Thors-day! I finally finished my micro-service approved and landed! Many hours of hard work finally over, with more hours to come. I also got to use the shiny force button too!
I genuinely couldn’t have done it without all the guidance and help given to me by my professor and peers. The one thing I love about open source work is the communication ability coupled with suggested changes. Learning from those better than you is incalculably valuable. I’m really glad that I stuck with it and got it done, although It didn’t get completed in as timely of a manner as I’d have wanted.
Oh, and naturally my power went out half way-through my final rebase, which resulted in:
PS C:\Users\Chris\Documents\Code\Repos\telescope> git status
fatal: not a git repository (or any of the parent directories): .git
Lovely. I had to reclone my fork and continue on my way. Not the end of the world but definitely annoying.
So what’s next? I’m not sure! Figuring out what to do is always part of the fun. I’d like to get this wired up to prod
next, then do a test-run to see if everything works as expected. Then move onto addressing several security concerns. Finally, I’d like to start working on actually implementing the users micro-service!
Friday. I started out by reviewing a minor Husky fix by Josue. How strange that dependabot upgrading our web hook program actually caused it to stop working. I mean that genuinely not as a snarky comment. It seemed like functionality completely broke in between versions and none of us noticed it for a few weeks. Strange. Thankfully Doc patched us up and we’re good to go.
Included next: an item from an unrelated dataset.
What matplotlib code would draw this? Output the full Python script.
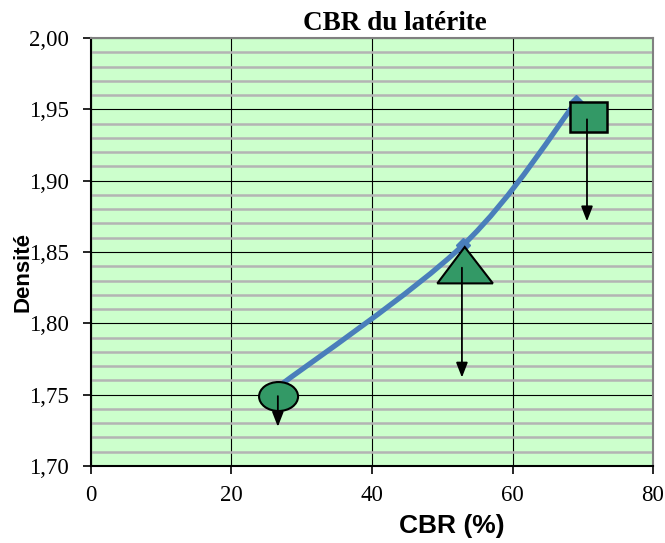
import matplotlib
matplotlib.use('Agg')
import matplotlib.pyplot as plt
from matplotlib.path import Path
from matplotlib.patches import PathPatch, Ellipse, Polygon, Rectangle
from matplotlib.ticker import MultipleLocator, FuncFormatter

# data
cbr = [26.5, 53.0, 69.0]
densite = [1.755, 1.855, 1.955]

x_ticks = [0, 20, 40, 60, 80]
y_ticks = [1.70, 1.75, 1.80, 1.85, 1.90, 1.95, 2.00]

# drawn shapes (circle, triangle, square) with their arrows
circle_c = (26.7, 1.7487)
tri_pts = [(49.3, 1.828), (57.2, 1.828), (53.2, 1.8535)]
square_xy = (68.2, 1.934)
arrows = [((26.6, 1.749), (26.6, 1.7275)),
          ((52.8, 1.839), (52.8, 1.762)),
          ((70.6, 1.943), (70.6, 1.8715))]

green = '#339966'
blue = '#4A7EBB'

fig = plt.figure(figsize=(6.65, 5.43), dpi=100)
ax = fig.add_axes([0.1368, 0.1418, 0.8452, 0.7882])
ax.set_facecolor('#CCFFCC')
ax.set_xlim(0, 80)
ax.set_ylim(1.70, 2.00)

ax.yaxis.set_minor_locator(MultipleLocator(0.01))
ax.grid(which='minor', axis='y', color='#B4B4B4', lw=1.8, zorder=0)
ax.grid(which='major', axis='both', color='black', lw=0.8, zorder=0)
ax.tick_params(which='minor', left=False)
ax.set_xticks(x_ticks)
ax.set_yticks(y_ticks)
ax.yaxis.set_major_formatter(FuncFormatter(lambda v, p: f'{v:.2f}'.replace('.', ',')))
ax.tick_params(which='major', direction='out', length=6, width=1.2,
               labelsize=16.5)
ax.tick_params(axis='y', pad=10)
ax.tick_params(axis='x', pad=8)
for lab in ax.get_xticklabels() + ax.get_yticklabels():
    lab.set_family('Liberation Serif')

for s in ['left', 'bottom']:
    ax.spines[s].set_linewidth(1.5)
for s in ['top', 'right']:
    ax.spines[s].set_color('#808080')
    ax.spines[s].set_linewidth(1.5)

# smoothed line (Excel style bezier)
pts = list(zip(cbr, densite))
verts = [pts[0]]
codes = [Path.MOVETO]
n = len(pts)
for i in range(n - 1):
    p0 = pts[max(i - 1, 0)]
    p1 = pts[i]
    p2 = pts[i + 1]
    p3 = pts[min(i + 2, n - 1)]
    c1 = (p1[0] + (p2[0] - p0[0]) / 6, p1[1] + (p2[1] - p0[1]) / 6)
    c2 = (p2[0] - (p3[0] - p1[0]) / 6, p2[1] - (p3[1] - p1[1]) / 6)
    verts += [c1, c2, p2]
    codes += [Path.CURVE4] * 3
ax.add_patch(PathPatch(Path(verts, codes), fill=False, ec=blue, lw=3.8,
                       capstyle='round', zorder=3))
ax.plot(cbr, densite, ls='none', marker='D', ms=7, color=blue, zorder=3)

ax.add_patch(Ellipse(circle_c, 5.55, 0.0203, fc=green, ec='black', lw=1.5, zorder=4))
ax.add_patch(Polygon(tri_pts, closed=True, fc=green, ec='black', lw=1.5, zorder=4))
ax.add_patch(Rectangle(square_xy, 5.2, 0.021, fc=green, ec='black', lw=1.8, zorder=4))
for start, end in arrows:
    ax.annotate('', xy=end, xytext=start, zorder=5,
                arrowprops=dict(arrowstyle='-|>,head_length=0.9,head_width=0.35',
                                color='black', lw=1.3, shrinkA=0, shrinkB=0))

fig.text(395 / 665, 1 - 24 / 543, 'CBR du latérite', family='Liberation Serif',
         fontweight='bold', fontsize=19.5, ha='center', va='center')
fig.text(452 / 665, 1 - 526 / 543, 'CBR (%)', family='Liberation Sans',
         fontweight='bold', fontsize=19, ha='center', va='center')
fig.text(23 / 665, 1 - 272 / 543, 'Densité', rotation=90,
         family='Liberation Sans', fontweight='bold', fontsize=16,
         ha='center', va='center')

fig.savefig('out.png', dpi=100)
I also very quickly approved this PR (generously explained to us during on Friday meeting call) which adds an authorized middleware to Satellite which ensures that users must be authorized to execute specific routes. I look forward to implementing this, as security is something I was concerned with.
Speaking of our Friday meeting, Royce spent some time working on a fix for inline img tags in Telescope which he was kind enough to explain to us. I didn’t think a simple task like this would be so involved but given how different blog providers handle images differently than another, it makes sense that Telescope can’t accommodate every blog provided equally. Royce proposed working on a fix to detect Blogspot (our current problem child blog platform) and handle those images differently from the rest. I’m curious to see how this will handle random RSS feeds (i.e. those not on medium/blogpost/dev/etc.) and if it’ll be a problem.
Finally I also released a minor fix to my users micro-service’s Dockerfile
for prod
. This is what I get for copying and pasting without looking through it. However the fix also fixes my OCD as I had just noticed that a few files were not in the same structure as the rest of the micro-services. Phew. Now I can finally sleep well at night.
An overall busy but quiet week for me. I’m really glad that I was able to get the microservice merged and I’m really excited to move further forward with it.